House prices continued to gain momentum as 2013 drew to a close

03 January 2014

  • UK house prices increased by 1.4% in December and were 8.4% higher than December 2012
  • House prices are still around 5% below 2007 peak
Headlines Dec-13 Nov-13
Monthly Index* 353.3 348.4
Monthly Change* 1.4% 0.7%
Annual Change 8.4% 6.5%
Average Price
(not seasonally adjusted)
£175,826 £174,566

* Seasonally adjusted figure (note that monthly % changes are revised when seasonal adjustment factors are re-estimated)

Commenting on the figures, Robert Gardner, Nationwide's Chief Economist, said:

“The UK housing market followed the trajectory of the wider economy through 2013, gaining momentum as the year progressed. The average monthly increase in house prices rose from 0.4% in the first half of the year to 1% in the second half of 2013. Overall, prices increased by 8.4% in 2013, though they remain around 5% below the all-time highs recorded in late 2007.

“The upturn also became increasingly broad based over the course of 2013. For the second successive quarter, all thirteen UK regions saw positive annual house price growth in Q4, though London and the South East continued to record the strongest pace of growth (click here for our quarterly report on regional house price developments).

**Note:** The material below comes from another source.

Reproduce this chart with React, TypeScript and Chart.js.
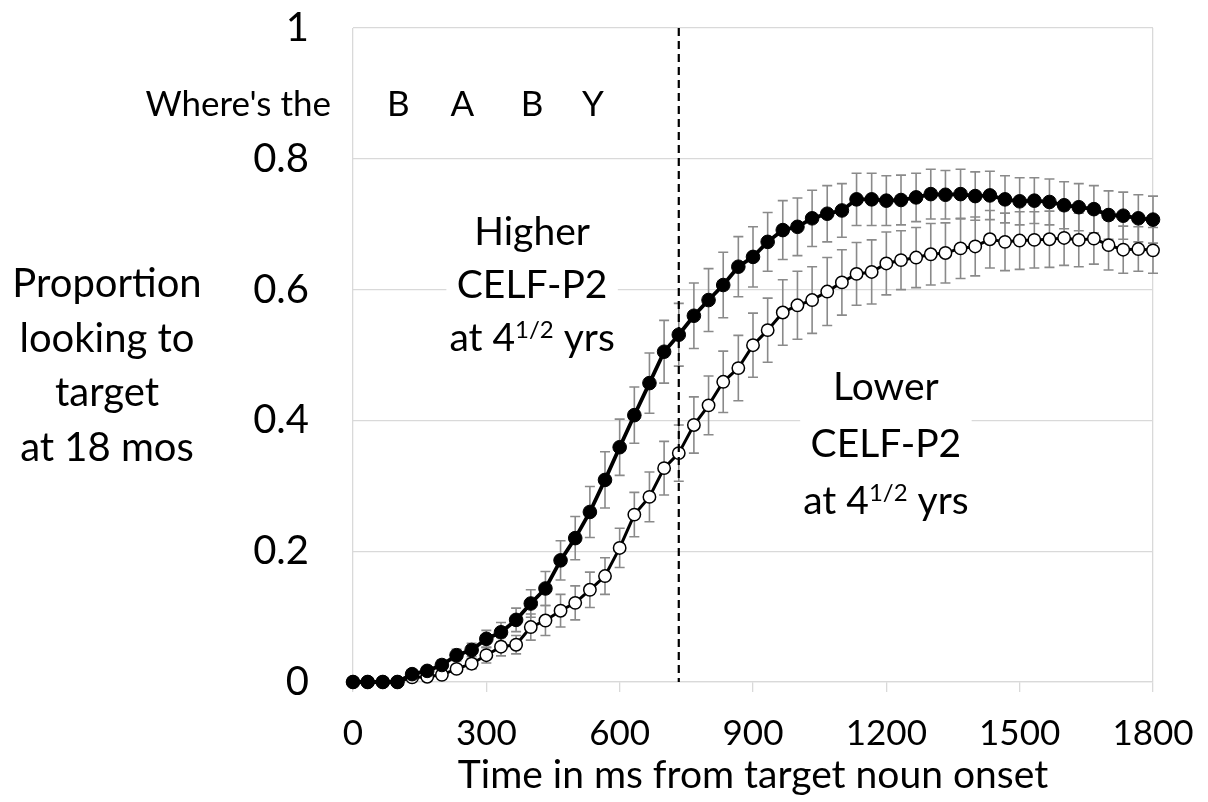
import React, { useEffect, useRef } from 'react';
import { Chart, registerables } from 'chart.js';

Chart.register(...registerables);

// ---- Data ----
const timesMs = [
  0, 33, 67, 100, 133, 167, 200, 233, 267, 300, 333, 367, 400, 433, 467, 500, 533, 567, 600,
  633, 667, 700, 733, 767, 800, 833, 867, 900, 933, 967, 1000, 1033, 1067, 1100, 1133, 1167,
  1200, 1233, 1267, 1300, 1333, 1367, 1400, 1433, 1467, 1500, 1533, 1567, 1600, 1633, 1667,
  1700, 1733, 1767, 1800,
];

const higherMeans = [
  0, 0, 0, 0, 0.012, 0.017, 0.026, 0.041, 0.049, 0.066, 0.076, 0.095, 0.12, 0.143, 0.186,
  0.22, 0.26, 0.309, 0.359, 0.408, 0.457, 0.505, 0.531, 0.56, 0.584, 0.607, 0.635, 0.65,
  0.673, 0.691, 0.696, 0.709, 0.716, 0.721, 0.738, 0.738, 0.736, 0.737, 0.741, 0.746, 0.745,
  0.746, 0.743, 0.744, 0.738, 0.735, 0.736, 0.734, 0.729, 0.726, 0.723, 0.714, 0.713, 0.709,
  0.707,
];

const higherErrors = [
  0, 0, 0, 0, 0.005, 0.006, 0.008, 0.009, 0.01, 0.013, 0.015, 0.018, 0.021, 0.026, 0.03,
  0.033, 0.039, 0.043, 0.043, 0.043, 0.046, 0.048, 0.048, 0.05, 0.048, 0.05, 0.046, 0.046,
  0.045, 0.045, 0.044, 0.043, 0.043, 0.041, 0.04, 0.04, 0.038, 0.038, 0.037, 0.038, 0.037,
  0.038, 0.037, 0.037, 0.036, 0.036, 0.035, 0.035, 0.036, 0.036, 0.036, 0.037, 0.036, 0.036,
  0.036,
];

const lowerMeans = [
  0, 0, 0, 0, 0.007, 0.008, 0.011, 0.02, 0.028, 0.041, 0.054, 0.057, 0.084, 0.094, 0.109,
  0.121, 0.141, 0.162, 0.205, 0.256, 0.283, 0.327, 0.35, 0.393, 0.423, 0.459, 0.48, 0.515,
  0.538, 0.565, 0.576, 0.584, 0.597, 0.611, 0.624, 0.627, 0.64, 0.645, 0.649, 0.654, 0.656,
  0.663, 0.666, 0.677, 0.673, 0.675, 0.676, 0.677, 0.679, 0.676, 0.678, 0.668, 0.661, 0.662,
  0.66,
];

const lowerErrors = [
  0, 0, 0, 0, 0.003, 0.004, 0.005, 0.006, 0.008, 0.012, 0.014, 0.014, 0.02, 0.023, 0.025,
  0.026, 0.027, 0.028, 0.03, 0.034, 0.038, 0.041, 0.043, 0.043, 0.045, 0.047, 0.05, 0.049,
  0.049, 0.05, 0.052, 0.051, 0.052, 0.05, 0.048, 0.049, 0.048, 0.045, 0.046, 0.047, 0.046,
  0.046, 0.045, 0.044, 0.044, 0.044, 0.043, 0.043, 0.042, 0.041, 0.039, 0.038, 0.036, 0.034,
  0.035,
];

const xTickLabels = ['0', '300', '600', '900', '1200', '1500', '1800'];
const yTickLabels = ['0', '0.2', '0.4', '0.6', '0.8', '1'];

const nounOnsetMarkerMs = 733;

const carrierPhrase = "Where's the";
const targetWordLetters = ['B', 'A', 'B', 'Y'];
const targetLetterTimesMs = [102, 246, 403, 540];

const yAxisTitleLines = ['Proportion', 'looking to', 'target', 'at 18 mos'];
const xAxisTitle = 'Time in ms from target noun onset';

const higherGroupLabel = ['Higher', 'CELF-P2'];
const lowerGroupLabel = ['Lower', 'CELF-P2'];
const ageLabelParts = ['at 4', '1/2', ' yrs'];

const FONT = 'Lato, "Open Sans", "Noto Sans", sans-serif';

type Part = { text: string; sup?: boolean };

function supSize(size: number) {
  return Math.round(size * 0.62);
}

function measureLine(ctx: CanvasRenderingContext2D, parts: Part[], size: number) {
  let total = 0;
  parts.forEach((p) => {
    ctx.font = `${p.sup ? supSize(size) : size}px ${FONT}`;
    total += ctx.measureText(p.text).width;
  });
  return total;
}

function drawLine(ctx: CanvasRenderingContext2D, parts: Part[], cx: number, baseline: number, size: number) {
  const total = measureLine(ctx, parts, size);
  let x = cx - total / 2;
  ctx.textAlign = 'left';
  ctx.textBaseline = 'alphabetic';
  parts.forEach((p) => {
    ctx.font = `${p.sup ? supSize(size) : size}px ${FONT}`;
    ctx.fillText(p.text, x, p.sup ? baseline - size * 0.34 : baseline);
    x += ctx.measureText(p.text).width;
  });
}

function drawBlock(
  ctx: CanvasRenderingContext2D,
  lines: Part[][],
  cx: number,
  firstBaseline: number,
  lineGap: number,
  size: number,
) {
  const widths = lines.map((l) => measureLine(ctx, l, size));
  const maxW = Math.max(...widths);
  const top = firstBaseline - size * 0.85;
  const bottom = firstBaseline + lineGap * (lines.length - 1) + size * 0.3;
  ctx.fillStyle = '#ffffff';
  ctx.fillRect(cx - maxW / 2 - 3, top, maxW + 6, bottom - top);
  ctx.fillStyle = '#000000';
  lines.forEach((l, i) => drawLine(ctx, l, cx, firstBaseline + i * lineGap, size));
}

const annotationPlugin = {
  id: 'figureAnnotations',
  beforeDatasetsDraw(chart: any) {
    const { ctx, scales } = chart;
    const x = scales.x;
    const y = scales.y;
    ctx.save();

    const ageParts: Part[] = [
      { text: ageLabelParts[0] },
      { text: ageLabelParts[1], sup: true },
      { text: ageLabelParts[2] },
    ];
    drawBlock(
      ctx,
      [[{ text: higherGroupLabel[0] }], [{ text: higherGroupLabel[1] }], ageParts],
      x.getPixelForValue(403),
      y.getPixelForValue(0.668),
      53,
      39,
    );
    drawBlock(
      ctx,
      [[{ text: lowerGroupLabel[0] }], [{ text: lowerGroupLabel[1] }], ageParts],
      x.getPixelForValue(1199),
      y.getPixelForValue(0.431),
      57,
      39,
    );

    // Error bars
    const series = [
      { means: lowerMeans, errs: lowerErrors },
      { means: higherMeans, errs: higherErrors },
    ];
    ctx.strokeStyle = '#8a8a8a';
    ctx.lineWidth = 1.6;
    series.forEach((s) => {
      s.means.forEach((m, i) => {
        const e = s.errs[i];
        if (!e) return;
        const px = x.getPixelForValue(timesMs[i]);
        const top = y.getPixelForValue(m + e);
        const bot = y.getPixelForValue(m - e);
        ctx.beginPath();
        ctx.moveTo(px, top);
        ctx.lineTo(px, bot);
        ctx.moveTo(px - 5, top);
        ctx.lineTo(px + 5, top);
        ctx.moveTo(px - 5, bot);
        ctx.lineTo(px + 5, bot);
        ctx.stroke();
      });
    });
    ctx.restore();
  },
  afterDatasetsDraw(chart: any) {
    const { ctx, scales, chartArea } = chart;
    const x = scales.x;
    ctx.save();
    const px = x.getPixelForValue(nounOnsetMarkerMs);
    ctx.strokeStyle = '#000';
    ctx.lineWidth = 2.2;
    ctx.setLineDash([8, 5]);
    ctx.beginPath();
    ctx.moveTo(px, chartArea.top);
    ctx.lineTo(px, chartArea.bottom);
    ctx.stroke();
    ctx.setLineDash([]);
    ctx.restore();
  },
  afterDraw(chart: any) {
    const { ctx, scales, chartArea } = chart;
    const x = scales.x;
    const y = scales.y;
    ctx.save();
    ctx.fillStyle = '#000';
    const phraseBaseline = y.getPixelForValue(0.866);
    ctx.font = `35px ${FONT}`;
    ctx.textAlign = 'right';
    ctx.textBaseline = 'alphabetic';
    ctx.fillText(carrierPhrase, chartArea.left - 22, phraseBaseline);
    ctx.textAlign = 'center';
    targetWordLetters.forEach((l, i) => {
      ctx.fillText(l, x.getPixelForValue(targetLetterTimesMs[i]), phraseBaseline);
    });

    ctx.font = `40px ${FONT}`;
    ctx.textAlign = 'center';
    yAxisTitleLines.forEach((line, i) => {
      ctx.fillText(line, 107, 297 + i * 54.5);
    });

    ctx.font = `39px ${FONT}`;
    ctx.fillText(xAxisTitle, (chartArea.left + chartArea.right) / 2, 788);
    ctx.restore();
  },
};

export default function App() {
  const canvasRef = useRef<HTMLCanvasElement | null>(null);

  useEffect(() => {
    if (!canvasRef.current) return;
    const gridColor = '#d9d9d9';
    const chart = new Chart(canvasRef.current, {
      type: 'line',
      data: {
        datasets: [
          {
            label: 'Higher CELF-P2 at 4 1/2 yrs',
            data: timesMs.map((t, i) => ({ x: t, y: higherMeans[i] })),
            borderColor: '#000',
            borderWidth: 3.8,
            pointRadius: 6.8,
            pointBackgroundColor: '#000',
            pointBorderColor: '#000',
            pointBorderWidth: 1,
            tension: 0,
            clip: false,
          },
          {
            label: 'Lower CELF-P2 at 4 1/2 yrs',
            data: timesMs.map((t, i) => ({ x: t, y: lowerMeans[i] })),
            borderColor: '#000',
            borderWidth: 3,
            pointRadius: 6.2,
            pointBackgroundColor: '#fff',
            pointBorderColor: '#000',
            pointBorderWidth: 1.5,
            tension: 0,
            clip: false,
          },
        ],
      },
      options: {
        animation: false,
        responsive: true,
        maintainAspectRatio: false,
        layout: { padding: { left: 0, right: 55, top: 28, bottom: 0 } },
        plugins: { legend: { display: false }, tooltip: { enabled: false } },
        scales: {
          x: {
            type: 'linear',
            min: 0,
            max: 1800,
            afterBuildTicks: (scale: any) => {
              scale.ticks = xTickLabels.map((l) => ({ value: Number(l) }));
            },
            afterFit: (scale: any) => {
              scale.height = 120;
              scale.paddingLeft = 0;
              scale.paddingRight = 0;
              scale.paddingTop = 0;
              scale.paddingBottom = 0;
            },
            ticks: {
              autoSkip: false,
              maxRotation: 0,
              padding: 21,
              color: '#000',
              font: { family: FONT, size: 35 },
              callback: (_v: any, i: number) => xTickLabels[i],
            },
            grid: {
              color: (c: any) =>
                c.index === 0 || c.index === xTickLabels.length - 1 ? gridColor : 'rgba(0,0,0,0)',
              tickColor: gridColor,
              tickLength: 10,
              lineWidth: 1.3,
            },
            border: { display: true, color: gridColor, width: 1.3 },
          },
          y: {
            min: 0,
            max: 1,
            afterBuildTicks: (scale: any) => {
              scale.ticks = yTickLabels.map((l) => ({ value: Number(l) }));
            },
            afterFit: (scale: any) => {
              scale.width = 353;
              scale.paddingTop = 0;
              scale.paddingBottom = 0;
              scale.paddingLeft = 0;
              scale.paddingRight = 0;
            },
            ticks: {
              padding: 44,
              color: '#000',
              font: { family: FONT, size: 40 },
              callback: (_v: any, i: number) => yTickLabels[i],
            },
            grid: { color: gridColor, drawTicks: false, lineWidth: 1.3 },
            border: { display: false },
          },
        },
      },
      plugins: [annotationPlugin],
    });
    return () => chart.destroy();
  }, []);

  return (
    <div style={{ position: 'absolute', left: 0, top: 0, width: 1208, height: 802, background: '#fff' }}>
      <canvas ref={canvasRef} />
    </div>
  );
}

“A large part of the pickup in the housing market can be attributed to further improvements in the labour market and the brighter economic outlook, which helped to bolster sentiment amongst potential buyers. Policy measures also played an important supporting role by helping to keep mortgage rates close to all-time lows and improving the availability of credit, especially for those with smaller deposits.

“Part of the reason for the acceleration in house price growth is that the supply side of the market has not kept pace with the upturn in demand, even though buyer numbers remain subdued by historic standards. For example, in Q3 2013 the number of housing transactions in England was around 25% below pre-crisis levels, while the number of new homes built was around 45% lower. Moreover, even in the pre-crisis period, the pace of construction was below that required to keep pace with the increase in the number of households, adding further weight to the notion that the supply side of the market remains constrained.

“Affordability is being supported by the ultra-low level of interest rates. A typical mortgage payment for a first time buyer is currently equal to around 29% of take home pay, close to the long term average. However, the risk is that if demand continues to run ahead of supply in the quarters ahead, affordability may become stretched. House price growth has been outstripping average earnings growth since the middle of the year.”